Se, per esempio, il Comune ha aumentato la detrazione di base da 200 a 300 euro, il primo importo nel confronto, cioè quello dell'Imu determinata dai parametri comunali, dovrà tenerne conto.
Altre variabili non cambiano invece l'importo della «mini-Imu», perché si applicano sia all'imposta effettiva sia all'imposta standard e quindi non modificano la differenza fra le due. È il caso, per esempio, di un contribuente che abbia acquistato l'abitazione nel corso del 2013: sia l'Imu effettiva sia l'Imu standard vanno calcolati in proporzione ai mesi di possesso, e la «mini-Imu» è pari al 40% della differenza fra i due valori.

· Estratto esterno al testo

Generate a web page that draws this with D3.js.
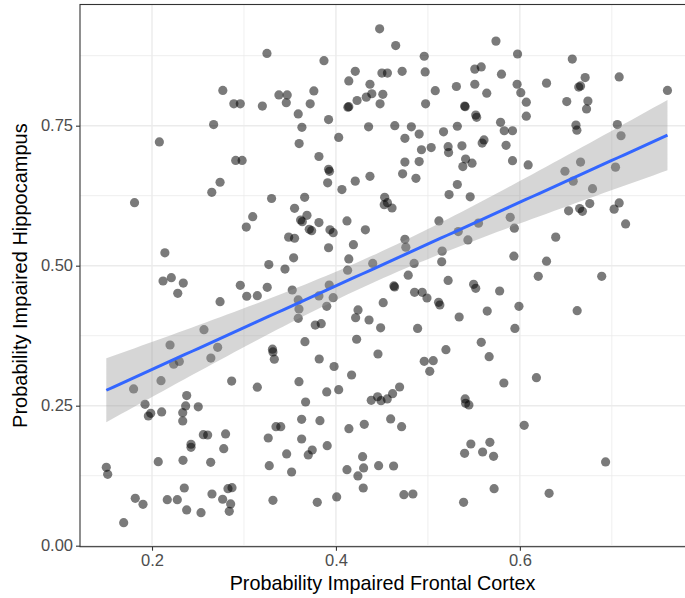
<!DOCTYPE html>
<html><head><meta charset="utf-8">
<script src="https://cdn.jsdelivr.net/npm/d3@7"></script>
<style>body{margin:0;background:#fff}svg{display:block}text{font-family:"Liberation Sans",Arial,sans-serif}</style>
</head><body><svg id="c" width="685" height="598"></svg>
<script>
const frontal = [0.325,0.277,0.289,0.296,0.320,0.338,0.267,0.208,
0.4475,0.465,0.387,0.496,0.421,0.450,0.456,0.472,0.497,0.414,0.437,0.551,0.558,0.531,0.551,0.347,0.346,0.376,0.372,0.359,0.392,0.363,0.439,0.433,0.451,0.423,0.413,0.414,0.448,0.508,0.4975,0.540,0.5405,0.552,0.553,0.4355,0.464,0.482,0.403,0.475,0.4905,0.517,0.532,0.360,
0.574,0.5975,0.580,0.597,0.564,0.601,0.629,0.657,0.671,0.666,0.664,0.708,0.7605,0.607,0.651,0.674,0.6725,0.607,0.579,0.583,0.592,0.661,0.662,0.706,0.710,0.561,0.585,
0.291,0.298,0.274,0.265,0.181,0.330,0.3095,0.3025,0.214,0.327,
0.3815,0.392,0.393,0.391,0.4065,0.421,0.437,0.4725,0.475,0.4905,0.493,0.5036,0.522,0.5225,0.537,0.541,0.538,0.548,0.487,0.532,0.523,0.546,0.559,0.366,0.355,0.3685,0.3616,0.3634,0.371,0.3736,0.3815,0.3486,0.355,0.3935,0.397,0.392,0.354,0.3446,0.412,0.432,0.419,0.414,0.4127,0.440,0.453,0.456,0.4525,0.461,0.475,0.476,0.485,0.4786,0.512,0.533,0.5435,0.5155,0.515,0.522,
0.592,0.609,0.649,0.666,0.658,0.704,0.679,0.676,0.653,0.665,0.668,0.7025,0.708,0.715,0.5895,0.594,0.639,0.5935,0.629,0.620,0.689,0.555,
0.212,0.221,0.234,0.228,0.274,0.296,0.303,0.3145,0.3253,0.2565,0.2196,0.2714,0.264,0.2236,0.2297,0.2098,0.180,0.2866,0.3145,0.331,0.3315,0.333,0.1924,0.2377,0.2366,0.2503,
0.3525,0.359,0.3598,0.359,0.3815,0.3927,0.397,0.390,0.3775,0.384,0.3663,0.3818,0.398,0.3598,0.367,0.390,0.403,0.417,0.4225,0.424,0.4214,0.436,0.4486,0.4514,0.463,0.4638,0.4855,0.4938,0.499,0.5116,0.513,0.5497,0.552,0.534,0.4888,0.4457,0.5196,0.496,0.5058,0.502,0.4692,0.4616,0.4558,0.4453,0.4384,0.449,0.5405,0.541,0.5446,
0.578,0.5645,0.599,0.5946,0.6623,0.558,0.5666,0.5826,0.618,
0.196,0.1986,0.2105,0.2334,0.2334,0.2558,0.2605,0.280,0.2424,0.2424,0.278,0.2068,0.2337,0.2638,0.1503,0.1518,0.2351,0.2826,0.287,0.2652,0.1818,0.1902,0.2166,0.2275,0.2377,0.2533,0.2768,0.2855,0.284,0.1692,0.3264,0.3348,0.340,0.3275,0.3315,
0.3627,0.3826,0.3627,0.3464,0.3742,0.3699,0.3905,0.3518,0.3797,0.4008,0.4141,0.4308,0.4595,0.4714,0.429,0.412,0.4301,0.4239,0.4464,0.4627,0.4297,0.4739,0.4837,0.5467,0.5399,0.5388,
0.5595,0.5674,0.5714,0.6047,0.6932,0.572,0.6318];
const hippocampus = [0.879,0.813,0.789,0.789,0.785,0.805,0.752,0.721,
0.923,0.893,0.866,0.874,0.847,0.844,0.844,0.847,0.846,0.830,0.824,0.851,0.855,0.820,0.824,0.805,0.791,0.812,0.789,0.771,0.761,0.747,0.807,0.801,0.806,0.795,0.783,0.784,0.789,0.8125,0.789,0.785,0.784,0.769,0.765,0.748,0.750,0.748,0.729,0.7275,0.735,0.739,0.749,0.718,
0.901,0.878,0.842,0.824,0.808,0.809,0.826,0.869,0.836,0.821,0.819,0.837,0.813,0.792,0.793,0.794,0.780,0.767,0.756,0.741,0.741,0.751,0.742,0.752,0.732,0.7245,0.715,
0.688,0.688,0.649,0.631,0.6125,0.620,0.5875,0.569,0.523,0.502,
0.695,0.672,0.6685,0.648,0.636,0.651,0.6596,0.664,0.685,0.686,0.707,0.711,0.7125,0.702,0.714,0.6905,0.677,0.683,0.656,0.645,0.627,0.623,0.719,0.622,0.6025,0.590,0.5816,0.5786,0.565,0.5625,0.577,0.551,0.549,0.564,0.559,0.532,0.514,0.494,0.580,0.564,0.5375,0.512,0.492,0.504,0.622,0.6125,0.609,0.603,0.547,0.533,0.504,0.483,0.580,0.561,0.546,0.526,0.507,0.4736,
0.6875,0.680,0.6686,0.685,0.651,0.676,0.6375,0.611,0.598,0.602,0.597,0.601,0.612,0.5745,0.5864,0.567,0.551,0.517,0.508,0.481,0.481,0.576,
0.4727,0.4786,0.469,0.4507,0.4357,0.465,0.4454,0.4464,0.4614,0.3857,0.3584,0.3543,0.335,0.324,0.329,0.2946,0.280,0.294,0.283,0.351,0.346,0.333,0.2525,0.268,0.2495,0.248,
0.4566,0.4388,0.4227,0.406,0.446,0.4655,0.4429,0.4275,0.394,0.3964,0.3643,0.3334,0.320,0.2929,0.2566,0.2745,0.2786,0.3048,0.3686,0.421,0.407,0.403,0.389,0.434,0.4638,0.462,0.4525,0.4525,0.4423,0.4346,0.4298,0.4668,0.4596,0.4084,0.388,0.3423,0.35,0.3293,0.3304,0.3114,0.2834,0.2714,0.262,0.266,0.2596,0.259,0.262,0.2543,0.2513,
0.4548,0.419,0.4275,0.388,0.4196,0.3632,0.3375,0.2905,0.300,
0.2316,0.2364,0.2388,0.2375,0.2227,0.1982,0.1977,0.1995,0.1811,0.1757,0.1732,0.150,0.1525,0.1489,0.140,0.1275,0.103,0.1018,0.1036,0.0923,0.0846,0.0739,0.0821,0.0821,0.0638,0.0589,0.0829,0.0745,0.0614,0.0411,0.1923,0.2125,0.2125,0.1429,0.0811,
0.2257,0.2232,0.1905,0.1638,0.1709,0.162,0.1786,0.1316,0.0775,0.087,0.2089,0.2168,0.2263,0.2125,0.1589,0.1357,0.1388,0.1245,0.1429,0.1423,0.103,0.0911,0.0923,0.1816,0.165,0.0775,
0.1673,0.1846,0.1596,0.215,0.1495,0.1018,0.0936];
const xTicks = [0.2, 0.4, 0.6];
const xMinor = [0.3, 0.5, 0.7];
const yTicks = [0, 0.25, 0.5, 0.75];
const yMinor = [0.125, 0.375, 0.625, 0.875];
const xTitle = "Probability Impaired Frontal Cortex";
const yTitle = "Probability Impaired Hippocampus";

const svg = d3.select("#c");
const L = 80, R = 690, T = 4.5, B = 546.7;
const x = d3.scaleLinear().domain([0.1217, 0.785]).range([L, R]);
const y = d3.scaleLinear().domain([-0.0018, 0.9664]).range([B, T]);

svg.append("defs").append("clipPath").attr("id","clip").append("rect")
  .attr("x",L).attr("y",T).attr("width",R-L).attr("height",B-T);
const g = svg.append("g");
g.selectAll(".xm").data(xMinor).join("line").attr("x1",d=>x(d)).attr("x2",d=>x(d)).attr("y1",T).attr("y2",B).attr("stroke","#ebebeb").attr("stroke-width",0.8);
g.selectAll(".ym").data(yMinor).join("line").attr("y1",d=>y(d)).attr("y2",d=>y(d)).attr("x1",L).attr("x2",R).attr("stroke","#ebebeb").attr("stroke-width",0.8);
g.selectAll(".xM").data(xTicks).join("line").attr("x1",d=>x(d)).attr("x2",d=>x(d)).attr("y1",T).attr("y2",B).attr("stroke","#ebebeb").attr("stroke-width",1.4);
g.selectAll(".yM").data(yTicks).join("line").attr("y1",d=>y(d)).attr("y2",d=>y(d)).attr("x1",L).attr("x2",R).attr("stroke","#ebebeb").attr("stroke-width",1.4);

const pts = frontal.map((f,i)=>({f, h: hippocampus[i]}));
svg.append("g").attr("clip-path","url(#clip)").selectAll("circle").data(pts).join("circle")
  .attr("cx",d=>x(d.f)).attr("cy",d=>y(d.h)).attr("r",4.6)
  .attr("fill","#000").attr("fill-opacity",0.52);

const n = pts.length;
const mx = d3.mean(pts,d=>d.f), my = d3.mean(pts,d=>d.h);
const sxx = d3.sum(pts,d=>(d.f-mx)**2), sxy = d3.sum(pts,d=>(d.f-mx)*(d.h-my));
const b1 = sxy/sxx, b0 = my - b1*mx;
const s = Math.sqrt(d3.sum(pts,d=>(d.h-b0-b1*d.f)**2)/(n-2));
const tq = 1.968;
const [xmin,xmax] = d3.extent(pts,d=>d.f);
const fit = d3.range(80).map(i=>{const xv = xmin + (xmax-xmin)*i/79; const yv=b0+b1*xv; const se = s*Math.sqrt(1/n+(xv-mx)**2/sxx); return {xv, yv, lo: yv-tq*se, hi: yv+tq*se};});
const fg = svg.append("g").attr("clip-path","url(#clip)");
fg.append("path").datum(fit).attr("d",d3.area().x(d=>x(d.xv)).y0(d=>y(d.lo)).y1(d=>y(d.hi)))
  .attr("fill","#999999").attr("fill-opacity",0.4);
fg.append("path").datum(fit).attr("d",d3.line().x(d=>x(d.xv)).y(d=>y(d.yv)))
  .attr("fill","none").attr("stroke","#3366FF").attr("stroke-width",3);

svg.append("rect").attr("x",L).attr("y",T).attr("width",R-L).attr("height",B-T).attr("fill","none").attr("stroke","#333333").attr("stroke-width",1.1);

const xa = svg.append("g").attr("transform",`translate(0,${B})`).call(d3.axisBottom(x).tickValues(xTicks).tickFormat(d3.format(".1f")).tickSize(4).tickSizeOuter(0));
const ya = svg.append("g").attr("transform",`translate(${L},0)`).call(d3.axisLeft(y).tickValues(yTicks).tickFormat(d3.format(".2f")).tickSize(4).tickSizeOuter(0));
[xa,ya].forEach(a=>{a.select(".domain").remove(); a.selectAll("line").attr("stroke","#333333").attr("stroke-width",1.1); a.selectAll("text").attr("fill","#4d4d4d").style("font-size","16.5px").style("font-family","'Liberation Sans',Arial,sans-serif");});
xa.selectAll("text").attr("dy","0.71em").attr("y",8);
ya.selectAll("text").attr("x",-7);

svg.append("text").attr("x",(L+685)/2).attr("y",590).attr("text-anchor","middle").style("font-size","19.8px").attr("fill","#000").text(xTitle);
svg.append("text").attr("transform",`translate(27,${(T+B)/2}) rotate(-90)`).attr("text-anchor","middle").style("font-size","20px").attr("fill","#000").text(yTitle);
</script></body></html>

Lo stesso accade alle famiglie che hanno avuto un figlio nel 2013, e che dovranno applicare la detrazione aggiuntiva da 50 euro, riparametrata in base al numero dei mesi in cui il figlio è stato presente, sia all'Imu effettiva sia all'Imu standard.
L'ultima tappa: il limite minimo
Ultimati i calcoli appena descritti, bisogna effettuare un'ultima verifica: se il risultato finale, cioè il 40% della differenza fra Imu reale e Imu standard, è inferiore a 12 euro (o al limite diverso stabilito dal Comune), l'imposta non va pagata, dal momento che le regole tributarie (articolo 285 della legge 289/2002) evitano ai contribuenti l'obbligo di presentarsi alla cassa per i micro-versamenti.
Anche questa regola semplice incontra stranamente più di un problema applicativo qua e là per l'Italia, e impone di ribadire un altro principio da non dimenticare: la «mini-Imu» è un'imposta a sé, straordinaria e una tantum (grazie al cielo), per cui non si somma all'Imu ordinaria. Di conseguenza, se per esempio un contribuente è titolare di una «mini-Imu» da 10 euro, non è tenuto al versamento, anche nel caso in cui abbia un'altra pendenza con il Comune per l'Imu "ordinaria" del 2013 che andava pagata entro il 16 dicembre, perché le due imposte non si sommano e quindi il limite dei 12 euro non viene superato.
La questione del limite minimo interessa soprattutto chi ha figli conviventi, e di conseguenza deve tener conto delle detrazioni aggiuntive, dal momento che senza figli quest'importo viene raggiunto solo da immobili di valore modesto, che di conseguenza nella maggioranza dei casi non pagano né Imu né «mini-Imu».